2. Key things to cut straight away:
- Your home address – they only need this if they offer you the job
- Adjectives in your bio line – some managers hate these anyway, so keep it simple; state who you are and what you want
- Irrelevant skills to the role – revise your skills bank each time to make sure that the most relevant ones to the role are on the top line and any that don’t fit are removed
- Education from more than 5 years ago – employers won’t care if you got 5 A* GCSEs!
A skills bank is a really good way of communicating very quickly your key competencies without taking up lots of space when describing your experience. There are basic tutorials on how to make these in Microsoft Word online!
3. Keep it current
As much as I know you want to rave about the work experience you had when you were 15 and reached out to a local newspaper on your own and got to write snippets and gained by-lines in said paper in that time, you need to keep it current. I have learned that non-technical skills go out of date within 3 years, and technical, digital and specialised skills can be outdated in less than a year.
With that in mind, I would recommend only listing jobs you’ve had in the past 3-5 years depending on how long you’ve been working. If you’re going for entry-mid level roles, 3 years experience should be enough, while higher level jobs will look a bit further back. Obviously if you’ve only had one job in that time, add in things you were doing before that, this is just a basic rule to get rid of irrelevant roles.
You should apply this to your education section also. If you have a degree, just list your university, degree title, followed by the grade you achieved and the dates you were there. Here you can include any relevant modules to the job for entry level, but just list these beneath separated by commas. Personally, I don’t think previous education matters much, as it was at least three years ago. However, I would include any other certifications you have completed here; I include my Hubspot Academy Inbound Marketing qualification and my two Google Analytics qualifications here. If you’re going to do this, I would recommend linking to your certificate PDFs.
4. Keep it relevant
As with the skills, seriously consider if every single position listed on your CV demonstrates something that is needed in this job. And remember, just because a job is paid doesn’t make it more relevant than some voluntary positions. For example, if you had a voluntary position on your university magazine/newspaper, that’s a lot more relevant than working in the student union bar for £7.50 an hour.
5. Keep your job descriptions to a minimum
A job description should be easily read in bullet-point format. You don’t need to use bullets, but I would recommend bullet pointing the key 5 responsibilities in your job, check that they’re relevant and then turn them into a short paragraph (if that’s your style).
Your job descriptions should be actionable; ‘planning’, ‘managing’, ‘budgeting’, ‘assisting’. If you’re starting a sentence without a doing word, what is it you’re saying and could it be moved to the cover letter, interview or left out altogether?

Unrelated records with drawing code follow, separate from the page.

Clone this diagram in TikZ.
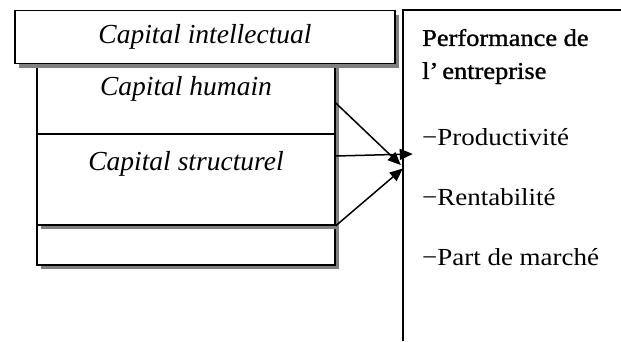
\documentclass[tikz,border=0pt]{standalone}
\usepackage{fontspec}
\setmainfont{Liberation Serif}
\newfontfamily\perffont[FakeStretch=1.1]{Liberation Serif}
\newfontfamily\perfhead[FakeStretch=1.1,FakeBold=1.2]{Liberation Serif}
\usepackage{tikz}
\usetikzlibrary{arrows.meta,positioning,shadows}
\definecolor{boxshade}{HTML}{808080}

\begin{document}
\begin{tikzpicture}[x=1pt,y=-1pt,
  capbox/.style={draw=black,fill=white,line width=1.5pt,
              drop shadow={shadow xshift=4pt,shadow yshift=-4pt,
                           fill=boxshade,opacity=1},
              inner sep=0pt},
  captxt/.style={font=\fontsize{27.5}{30}\selectfont\itshape},
  ttl/.style={font=\fontsize{24}{33}\perfhead,align=left,
              anchor=west,inner sep=0pt},
  item/.style={font=\fontsize{24.5}{30}\perffont,anchor=west,inner sep=0pt},
  arr/.style={-{Triangle[length=13pt,width=11pt]},line width=1.5pt}]
  \useasboundingbox (0,0) rectangle (621,341);
  % stacked capital boxes, lowest first
  \node[capbox,minimum width=298pt,minimum height=71pt] (hum) at (186,98.5) {};
  \node[capbox,minimum width=298pt,minimum height=40pt] (rest) at (186,245) {};
  \node[capbox,minimum width=298pt,minimum height=91pt,
        label={[captxt,anchor=center,yshift=-31pt]north:Capital structurel}]
        (struc) at (186,179.5) {};
  \node[capbox,minimum width=380pt,minimum height=53pt,captxt] (ic)
        at (205,37) {Capital intellectual};
  \node[captxt] at ([yshift=-27pt]hum.north) {Capital humain};
  % performance frame, open to the right and bottom
  \node[minimum width=218pt,minimum height=331pt,inner sep=0pt] (perf)
        at (512,175.5) {};
  \draw[line width=1.5pt] (perf.south west) -- (perf.north west) -- (perf.north east);
  \node[ttl] (pttl) at (422,56.5) {Performance de\\l’\,entreprise};
  \node[item] (prod) at (422,137) {−Productivité};
  \node[item] (rent) at ([yshift=-60pt]prod.west) {−Rentabilité};
  \node[item] (part) at ([yshift=-60pt]rent.west) {−Part de marché};
  % arrows into the performance frame
  \draw[arr] ([yshift=-4.5pt]hum.east) -- ([xshift=-2pt,yshift=10.5pt]perf.west);
  \draw[arr] ([yshift=23.5pt]struc.east) -- ([xshift=10pt,yshift=21.5pt]perf.west);
  \draw[arr] (struc.south east) -- ([xshift=0pt,yshift=7pt]perf.west);
\end{tikzpicture}
\end{document}
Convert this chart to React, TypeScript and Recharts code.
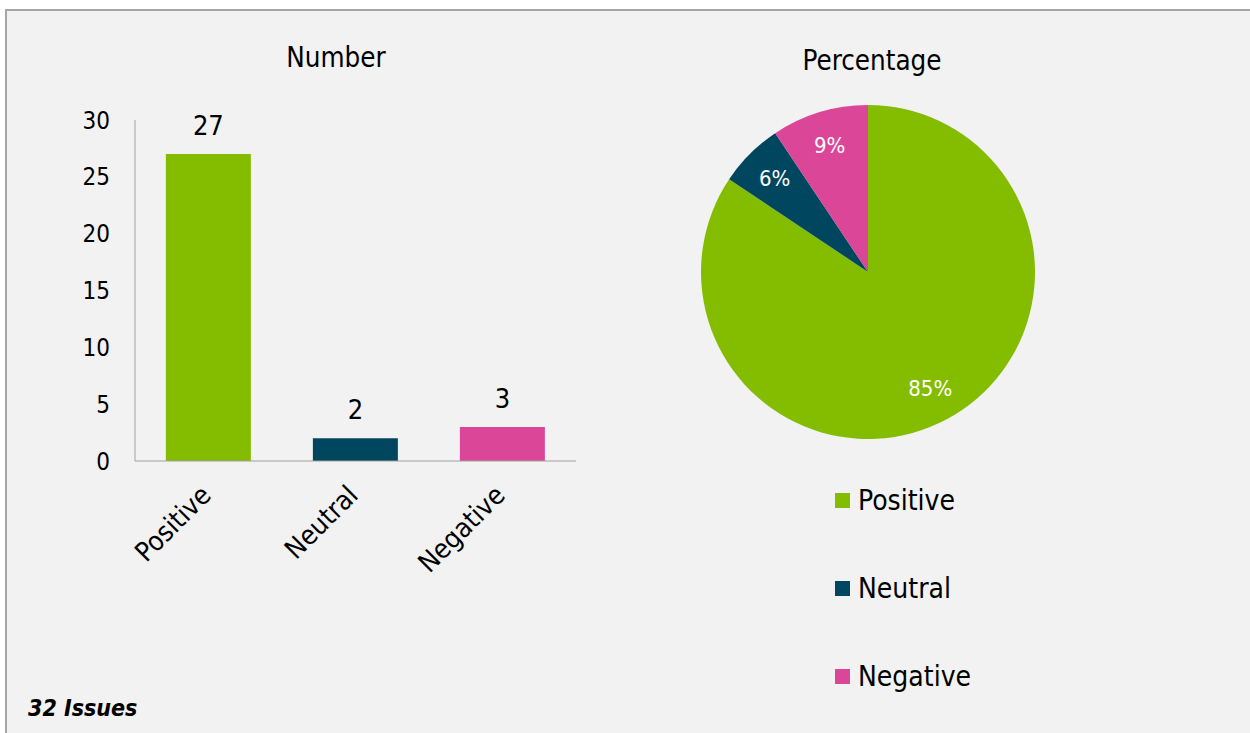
import { Bar, BarChart, Cell, LabelList, Pie, PieChart, XAxis, YAxis } from 'recharts'

const categorias = ['Positive', 'Neutral', 'Negative']
const quantidades = [27, 2, 3]
const percentuais = ['85%', '6%', '9%']
const cores = ['#84bd00', '#00465f', '#dc4698']
const ticksY = [0, 5, 10, 15, 20, 25, 30]

const fonte = '"DejaVu Sans Condensed", "DejaVu Sans", sans-serif'

const dados = categorias.map((nome, i) => ({
  nome,
  total: quantidades[i],
  rotulo: percentuais[i],
}))

const RAD = Math.PI / 180

function TickX({ x, y, payload }: any) {
  return (
    <text
      x={x + 4}
      y={y + 28}
      transform={`rotate(-45, ${x + 4}, ${y + 28})`}
      textAnchor="end"
      fontSize={27}
      fontFamily={fonte}
      fill="#000"
    >
      {payload.value}
    </text>
  )
}

function RotuloPie({ cx, cy, midAngle, index }: any) {
  const r = 132
  const x = cx + r * Math.cos(-midAngle * RAD)
  const y = cy + r * Math.sin(-midAngle * RAD)
  return (
    <text
      x={x}
      y={y}
      textAnchor="middle"
      dominantBaseline="central"
      fontSize={22}
      fontFamily={fonte}
      fill="#fff"
    >
      {percentuais[index]}
    </text>
  )
}

function Legenda() {
  return (
    <div style={{ fontFamily: fonte, fontSize: 28, color: '#000' }}>
      {categorias.map((nome, i) => (
        <div
          key={nome}
          style={{ display: 'flex', alignItems: 'center', height: 30, marginBottom: i < 2 ? 58 : 0 }}
        >
          <span style={{ width: 15, height: 15, background: cores[i], marginRight: 8 }} />
          <span>{nome}</span>
        </div>
      ))}
    </div>
  )
}

export default function App() {
  return (
    <div
      style={{
        position: 'absolute',
        left: 0,
        top: 0,
        width: 1250,
        height: 733,
        background: '#fff',
        overflow: 'hidden',
      }}
    >
      <div
        style={{
          position: 'absolute',
          left: 5,
          top: 9,
          width: 1260,
          height: 740,
          background: '#f2f2f2',
          borderLeft: '2px solid #a6a6a6',
          borderTop: '2px solid #a6a6a6',
        }}
      />

      <div
        style={{
          position: 'absolute',
          left: 236,
          width: 200,
          top: 41,
          textAlign: 'center',
          fontFamily: fonte,
          fontSize: 27.5,
          lineHeight: '32px',
        }}
      >
        Number
      </div>
      <div
        style={{
          position: 'absolute',
          left: 772,
          width: 200,
          top: 44,
          textAlign: 'center',
          fontFamily: fonte,
          fontSize: 27.5,
          lineHeight: '32px',
        }}
      >
        Percentage
      </div>

      <div style={{ position: 'absolute', left: 0, top: 0 }}>
        <BarChart
          width={620}
          height={600}
          data={dados}
          margin={{ top: 120, right: 44, left: 0, bottom: 0 }}
          barCategoryGap="21%"
        >
          <YAxis
            width={135}
            domain={[0, 30]}
            ticks={ticksY}
            tickLine={false}
            tickMargin={19}
            stroke="#a0a0a0"
            tick={{ fontSize: 24, fill: '#000', fontFamily: fonte }}
          />
          <XAxis
            dataKey="nome"
            height={139}
            tickLine={false}
            stroke="#a0a0a0"
            interval={0}
            tick={<TickX />}
          />
          <Bar dataKey="total" isAnimationActive={false}>
            {dados.map((d, i) => (
              <Cell key={d.nome} fill={cores[i]} />
            ))}
            <LabelList
              dataKey="total"
              position="top"
              offset={19}
              fontSize={27}
              fontFamily={fonte}
              fill="#000"
            />
          </Bar>
        </BarChart>
      </div>

      <div style={{ position: 'absolute', left: 640, top: 0 }}>
        <PieChart width={600} height={733} margin={{ top: 0, right: 0, bottom: 0, left: 0 }}>
          <Pie
            data={dados}
            dataKey="total"
            nameKey="nome"
            cx={228}
            cy={272}
            outerRadius={167}
            startAngle={90}
            endAngle={-270}
            stroke="none"
            label={<RotuloPie />}
            labelLine={false}
            isAnimationActive={false}
          >
            {dados.map((d, i) => (
              <Cell key={d.nome} fill={cores[i]} />
            ))}
          </Pie>
        </PieChart>
      </div>

      <div style={{ position: 'absolute', left: 835, top: 485 }}>
        <Legenda />
      </div>

      <div
        style={{
          position: 'absolute',
          left: 28,
          top: 695,
          fontFamily: fonte,
          fontSize: 23,
          fontWeight: 'bold',
          fontStyle: 'italic',
        }}
      >
        32 Issues
      </div>
    </div>
  )
}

For your top 2-3 positions, which should be date-ordered, use no more than 5 bullet points to describe your responsibilities in that position. After that, use no more than 3. This will force you to decide what was either the most important thing you did in that role, or what the most transferable/relevant things were.
6. Keep it together
Whether paid or voluntary, if you are dedicating your time and doing things to enhance your skill set or career generally, it can be listed under ‘experience’. Don’t separate out ‘paid experience’ and ‘voluntary experience’, as this is unnecessary.
If you’re going to include a ‘hobbies’ or ‘personal interests’ section, keep it short, interesting and don’t repeat yourself. Just because you’re applying for a publishing role doesn’t immediately make reading an interesting hobby. Only list hobbies you’ve gained something from. For example, I have pole danced for 6 years, competed in university and regional competitions, placing 1st and 2nd respectively. I now teach pole fitness at a local studio in my spare time. Similarly, if you blog about books, you can list this and say how many views you get per month, or how many books you review.
So, go ahead with this information, using it to revise and review your CV until you only have recent, relevant skills and experience so it’s very easy for a manager to identify why you’re right for the position straight away!